I need some help with the following exercise:
Let $X$ and $Y$ be two independent $\exp(1)$ random variables. Let $U= \max \{X,Y\}$. Compute the conditional law of $X$ given $U = u$.
I have tried to solve the exercise above, however it's wrong since the obtained conditional density does not sum $1$.

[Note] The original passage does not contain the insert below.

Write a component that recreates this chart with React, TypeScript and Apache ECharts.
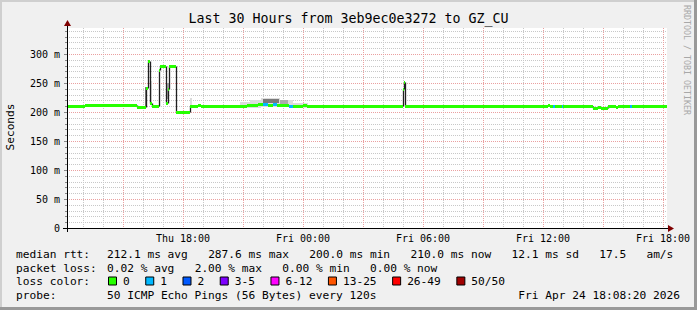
import React, { useEffect, useRef } from 'react';
import * as echarts from 'echarts';

const MONO = '"DejaVu Sans Mono", monospace';

// x values are minutes since Thu 12:00
const X_MIN = 12;
const X_MAX = 1812;
const Y_MAX = 345;

const xLabelMinutes = [360, 720, 1080, 1440, 1800];
const xLabelTexts = ['Thu 18:00', 'Fri 00:00', 'Fri 06:00', 'Fri 12:00', 'Fri 18:00'];
const xMajorGridMinutes = [180, 360, 540, 720, 900, 1080, 1260, 1440, 1620, 1800];
const xMinorGridMinutes = [60, 120, 240, 300, 420, 480, 600, 660, 780, 840, 960, 1020, 1140, 1200, 1320, 1380, 1500, 1560, 1680, 1740];
const yMajorGridMs = [50, 100, 150, 200, 250, 300];
const yMinorGridMs = [10, 20, 30, 40, 60, 70, 80, 90, 110, 120, 130, 140, 160, 170, 180, 190, 210, 220, 230, 240, 260, 270, 280, 290, 310, 320, 330, 340];

// median RTT (ms), step samples
const sampleMinutes = [12, 66, 78, 90, 102, 114, 126, 141, 153, 165, 177, 189, 201, 213, 222, 248, 254, 260, 266, 288, 292, 310, 314, 318, 338, 381, 405, 414, 536, 551, 561, 585, 600, 615, 630, 642, 678, 690, 719, 732, 1021, 1024, 1027, 1455, 1460, 1470, 1475, 1496, 1500, 1590, 1605, 1615, 1636, 1659, 1665, 1701, 1707, 1812];
const medianMs = [210, 212, 213, 211.5, 213, 212, 213, 211.5, 213, 212, 213, 211.5, 213, 212, 209, 242, 287.6, 215, 210, 272, 279, 216, 240, 279, 200, 210, 213, 210, 211, 212, 213, 214, 214, 213, 214, 212, 210, 210, 213, 210, 240, 252, 210, 213, 210, 210, 210, 210, 210, 207, 209, 207, 210, 208, 210, 210, 210, 210];
const lossCount = [0, 0, 0, 0, 0, 0, 0, 0, 0, 0, 0, 0, 0, 0, 0, 0, 0, 0, 0, 0, 0, 0, 0, 0, 0, 0, 0, 0, 0, 0, 0, 0, 1, 0, 1, 0, 1, 0, 0, 0, 0, 0, 0, 0, 0, 1, 0, 1, 0, 0, 0, 0, 0, 0, 0, 1, 0, 0];

// smoke (ping spread) blocks
const smokeStart = [246, 260, 311, 338, 381, 530, 560, 595, 600, 650, 650, 690];
const smokeEnd = [252, 267, 317, 343, 386, 560, 595, 650, 648, 690, 675, 735];
const smokeLow = [209, 212, 222, 205, 210, 207, 207, 208, 215, 208, 214, 207];
const smokeHigh = [243, 254, 250, 243, 225, 217, 221, 224, 223, 221, 220, 216];
const smokeLevel = [2, 0, 1, 0, 0, 0, 0, 0, 2, 0, 1, 0];
const smokeColors = ['#dcdcdc', '#ababab', '#7a7a7a'];

const lossBuckets = ['0', '1', '2', '3-5', '6-12', '13-25', '26-49', '50/50'];
const lossUpper = [0, 1, 2, 5, 12, 25, 49, 50];
const lossColors = ['#26ff00', '#00b8ff', '#0059ff', '#7e00ff', '#ff00ff', '#ff5500', '#ff0000', '#a00000'];

const titleText = 'Last 30 Hours from 3eb9ec0e3272 to GZ_CU';
const yAxisTitle = 'Seconds';
const row1Label = 'median rtt:';
const row1Text = '212.1 ms avg   287.6 ms max   200.0 ms min   210.0 ms now   12.1 ms sd   17.5   am/s';
const row2Label = 'packet loss:';
const row2Text = '0.02 % avg   2.00 % max   0.00 % min   0.00 % now';
const row3Label = 'loss color:';
const row4Label = 'probe:';
const row4Text = '50 ICMP Echo Pings (56 Bytes) every 120s';
const dateText = 'Fri Apr 24 18:08:20 2026';
const creditText = 'RRDTOOL / TOBI OETIKER';

const bucketOf = (n: number) => {
  const i = lossUpper.findIndex((u) => n <= u);
  return i < 0 ? lossUpper.length - 1 : i;
};

const LEG_FS = 11.2;
const CW = LEG_FS * 0.602;

function tokenTexts(s: string, x0: number, y: number) {
  const out: any[] = [];
  const re = /\S+(?: \S+)*/g;
  let m: RegExpExecArray | null;
  while ((m = re.exec(s))) {
    out.push({
      type: 'text',
      x: x0 + m.index * CW,
      y,
      z: 20,
      silent: true,
      style: { text: m[0], fill: '#000', fontSize: LEG_FS, fontFamily: MONO, textVerticalAlign: 'middle' },
    });
  }
  return out;
}

export default function App() {
  const ref = useRef<HTMLDivElement>(null);

  useEffect(() => {
    if (!ref.current) return;
    const chart = echarts.init(ref.current, null, { renderer: 'svg' });

    const segData: number[][] = [];
    const vertData: number[][] = [];
    for (let i = 0; i < sampleMinutes.length - 1; i++) {
      segData.push([sampleMinutes[i], sampleMinutes[i + 1], medianMs[i], lossCount[i]]);
      if (i + 1 < sampleMinutes.length - 1 && medianMs[i + 1] !== medianMs[i]) {
        vertData.push([sampleMinutes[i + 1], medianMs[i], medianMs[i + 1]]);
      }
    }
    const smokeData = smokeStart.map((s, i) => [s, smokeEnd[i], smokeLow[i], smokeHigh[i], smokeLevel[i]]);

    const vGrid = (vals: number[], color: string, z: number) => ({
      type: 'custom',
      coordinateSystem: 'cartesian2d',
      silent: true,
      z,
      data: vals.map((v) => [v, 0]),
      renderItem: (params: any, api: any) => {
        const cs = params.coordSys;
        const x = Math.round(api.coord([api.value(0), 0])[0]) + 0.5;
        return {
          type: 'line',
          shape: { x1: x, y1: cs.y, x2: x, y2: cs.y + cs.height },
          style: { stroke: color, lineWidth: 1, lineDash: [1, 1] },
        };
      },
    });
    const hGrid = (vals: number[], color: string, tick: number, z: number) => ({
      type: 'custom',
      coordinateSystem: 'cartesian2d',
      silent: true,
      z,
      data: vals.map((v) => [X_MIN, v]),
      renderItem: (params: any, api: any) => {
        const cs = params.coordSys;
        const y = Math.round(api.coord([X_MIN, api.value(1)])[1]) + 0.5;
        return {
          type: 'group',
          children: [
            { type: 'line', shape: { x1: cs.x, y1: y, x2: cs.x + cs.width, y2: y }, style: { stroke: color, lineWidth: 1, lineDash: [1, 1] } },
            { type: 'line', shape: { x1: cs.x - tick, y1: y, x2: cs.x, y2: y }, style: { stroke: '#888888', lineWidth: 1 } },
          ],
        };
      },
    });

    const graphic: any[] = [];
    // frame
    graphic.push({ type: 'rect', shape: { x: 0, y: 0, width: 697, height: 2 }, style: { fill: '#cfcfcf' }, z: 30, silent: true });
    graphic.push({ type: 'rect', shape: { x: 0, y: 0, width: 2, height: 310 }, style: { fill: '#cfcfcf' }, z: 30, silent: true });
    graphic.push({ type: 'rect', shape: { x: 0, y: 307, width: 697, height: 3 }, style: { fill: '#999999' }, z: 30, silent: true });
    graphic.push({ type: 'rect', shape: { x: 694, y: 0, width: 3, height: 310 }, style: { fill: '#999999' }, z: 30, silent: true });
    // axes
    graphic.push({ type: 'line', shape: { x1: 63, y1: 228.5, x2: 668, y2: 228.5 }, style: { stroke: '#000', lineWidth: 1 }, z: 20, silent: true });
    graphic.push({ type: 'line', shape: { x1: 67.5, y1: 232, x2: 67.5, y2: 26 }, style: { stroke: '#000', lineWidth: 1 }, z: 20, silent: true });
    graphic.push({ type: 'polygon', shape: { points: [[668, 225], [674, 228.5], [668, 232]] }, style: { fill: '#7f0000' }, z: 21, silent: true });
    graphic.push({ type: 'polygon', shape: { points: [[64, 26], [67.5, 20], [71, 26]] }, style: { fill: '#7f0000' }, z: 21, silent: true });
    // y axis title
    graphic.push({
      type: 'text', x: 10.5, y: 127, rotation: Math.PI / 2, z: 20, silent: true,
      style: { text: yAxisTitle, fill: '#000', fontSize: LEG_FS, fontFamily: MONO, textAlign: 'center', textVerticalAlign: 'middle' },
    });
    // credit
    graphic.push({
      type: 'text', x: 687, y: 60, rotation: -Math.PI / 2, z: 20, silent: true,
      style: { text: creditText, fill: '#a8a8a8', fontSize: 8.3, fontFamily: MONO, textAlign: 'center', textVerticalAlign: 'middle' },
    });
    // legend rows
    const rowY = [254.5, 268, 281.5, 295];
    graphic.push(...tokenTexts(row1Label, 16, rowY[0]));
    graphic.push(...tokenTexts(row1Text, 107, rowY[0]));
    graphic.push(...tokenTexts(row2Label, 16, rowY[1]));
    graphic.push(...tokenTexts(row2Text, 107, rowY[1]));
    graphic.push(...tokenTexts(row3Label, 16, rowY[2]));
    let bx = 108;
    lossBuckets.forEach((lab, i) => {
      graphic.push({
        type: 'rect', z: 20, silent: true,
        shape: { x: bx + 0.5, y: rowY[2] - 4.5, width: 8, height: 8 },
        style: { fill: lossColors[i], stroke: '#000', lineWidth: 1 },
      });
      graphic.push(...tokenTexts(lab, bx + 15, rowY[2]));
      bx = bx + 15 + lab.length * CW + 15.5;
    });
    graphic.push(...tokenTexts(row4Label, 16, rowY[3]));
    graphic.push(...tokenTexts(row4Text, 107, rowY[3]));
    graphic.push({
      type: 'text', x: 680, y: rowY[3], z: 20, silent: true,
      style: { text: dateText, fill: '#000', fontSize: LEG_FS, fontFamily: MONO, textAlign: 'right', textVerticalAlign: 'middle' },
    });

    const option: any = {
      animation: false,
      backgroundColor: '#f0f0f0',
      textStyle: { fontFamily: MONO },
      title: {
        text: titleText,
        left: 'center',
        top: 12,
        padding: 0,
        textStyle: { fontSize: 13.3, fontWeight: 'normal', fontFamily: MONO, color: '#000' },
      },
      grid: {
        left: 67, top: 28, width: 600, height: 200,
        show: true, backgroundColor: '#ffffff', borderWidth: 0,
        containLabel: false, outerBoundsMode: 'none',
      },
      xAxis: {
        type: 'value',
        min: X_MIN,
        max: X_MAX,
        axisLine: { show: false },
        axisTick: { show: false },
        splitLine: { show: false },
        axisLabel: {
          customValues: xLabelMinutes,
          formatter: (v: number) => {
            const i = xLabelMinutes.indexOf(v);
            return i >= 0 ? xLabelTexts[i] : '';
          },
          margin: 5,
          fontSize: 10,
          color: '#000',
          fontFamily: MONO,
        },
      },
      yAxis: {
        type: 'value',
        min: 0,
        max: Y_MAX,
        interval: 50,
        axisLine: { show: false },
        axisTick: { show: false },
        splitLine: { show: false },
        axisLabel: {
          formatter: (v: number) => (v === 0 ? '0' : v % 50 === 0 ? `${v} m` : ''),
          showMaxLabel: false,
          margin: 7,
          fontSize: 10,
          color: '#000',
          fontFamily: MONO,
        },
      },
      series: [
        vGrid(xMinorGridMinutes, '#c8c8c8', 1),
        hGrid(yMinorGridMs, '#c8c8c8', 2, 1),
        vGrid(xMajorGridMinutes, '#eaa0a0', 2),
        hGrid(yMajorGridMs, '#eaa0a0', 3, 2),
        {
          type: 'custom',
          name: 'smoke',
          coordinateSystem: 'cartesian2d',
          silent: true,
          z: 3,
          data: smokeData,
          encode: { x: [0, 1], y: [2, 3] },
          renderItem: (params: any, api: any) => {
            const a = api.coord([api.value(0), api.value(3)]);
            const b = api.coord([api.value(1), api.value(2)]);
            const x0 = Math.round(a[0]);
            const x1 = Math.max(x0 + 1, Math.round(b[0]));
            const y0 = Math.round(a[1]);
            const y1 = Math.round(b[1]);
            return {
              type: 'rect',
              shape: { x: x0, y: y0, width: x1 - x0, height: y1 - y0 },
              style: { fill: smokeColors[api.value(4)] },
            };
          },
        },
        {
          type: 'custom',
          name: 'median steps',
          coordinateSystem: 'cartesian2d',
          silent: true,
          z: 4,
          data: vertData,
          encode: { x: 0, y: [1, 2] },
          renderItem: (params: any, api: any) => {
            const a = api.coord([api.value(0), api.value(1)]);
            const b = api.coord([api.value(0), api.value(2)]);
            const x = Math.round(a[0]) + 0.5;
            return {
              type: 'line',
              shape: { x1: x, y1: Math.round(a[1]) + 0.5, x2: x, y2: Math.round(b[1]) + 0.5 },
              style: { stroke: '#202020', lineWidth: 1.3 },
            };
          },
        },
        {
          type: 'custom',
          name: 'median rtt',
          coordinateSystem: 'cartesian2d',
          silent: true,
          z: 5,
          data: segData,
          encode: { x: [0, 1], y: 2 },
          renderItem: (params: any, api: any) => {
            const a = api.coord([api.value(0), api.value(2)]);
            const b = api.coord([api.value(1), api.value(2)]);
            const y = Math.round(a[1]) + 0.5;
            const x0 = Math.round(a[0]);
            const x1 = Math.max(x0 + 1, Math.round(b[0]));
            return {
              type: 'line',
              shape: { x1: x0, y1: y, x2: x1, y2: y },
              style: { stroke: lossColors[bucketOf(api.value(3))], lineWidth: 3 },
            };
          },
        },
      ],
      graphic,
    };

    chart.setOption(option);
    return () => chart.dispose();
  }, []);

  return <div ref={ref} style={{ position: 'fixed', left: 0, top: 0, width: 697, height: 310 }} />;
}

Thanks in advance. ${{{{}}}}$
EDIT:
My try is here (in light of one of the solutions (for uniform r.v.'s) in here Conditional Distribution of uniform random variable given Order statistic):
First, I computed
\begin{align*} P(U=u\mid X=x) &= P(Y\leq x)\mathbb{1}_{\{U=x\}} + P(Y > x)\mathbb{1}_{\{U>x\}}\\ &=(1-e^{-x})\mathbb{1}_{\{U=x\}} + e^{-x}\mathbb{1}_{\{U>x\}} \end{align*}
that seems to be correct since it integrates 1. Then, given that $f_X(x)=e^{-x}\mathbb{1}_{\{x>0\}}$ and $f_U(u)=2e^{-u}(1-e^{-u})\mathbb{1}_{\{u>0\}}$, I computed $P(X=x\mid U=u)$ as follows
\begin{align*} P(X=x\mid U=u) &= \frac{P(U=u\mid X=x)f_X(x)}{f_U(u)}\\ &=\frac{e^{-x}(1-e^{-x})\mathbb{1}_{\{u=x\}} + e^{-2x}\mathbb{1}_{\{u>x\}}}{2e^{-u}(1-e^{-u})\mathbb{1}_{\{u>0\}}}\\ &=\frac{e^{-2x}}{2e^{-u}(1-e^{-u})}\mathbb{1}_{\{x<u\}} + \frac{1}{2} \mathbb{1}_{\{x=u\}}. \end{align*}
As you can see that the $1/2$ mass point in $X=u$ appears, however the first adding does not integrate $1/2$. This procedure worked for me when $X,Y\sim U(0,1)$ i.d.d r.v.'s. Where is the error?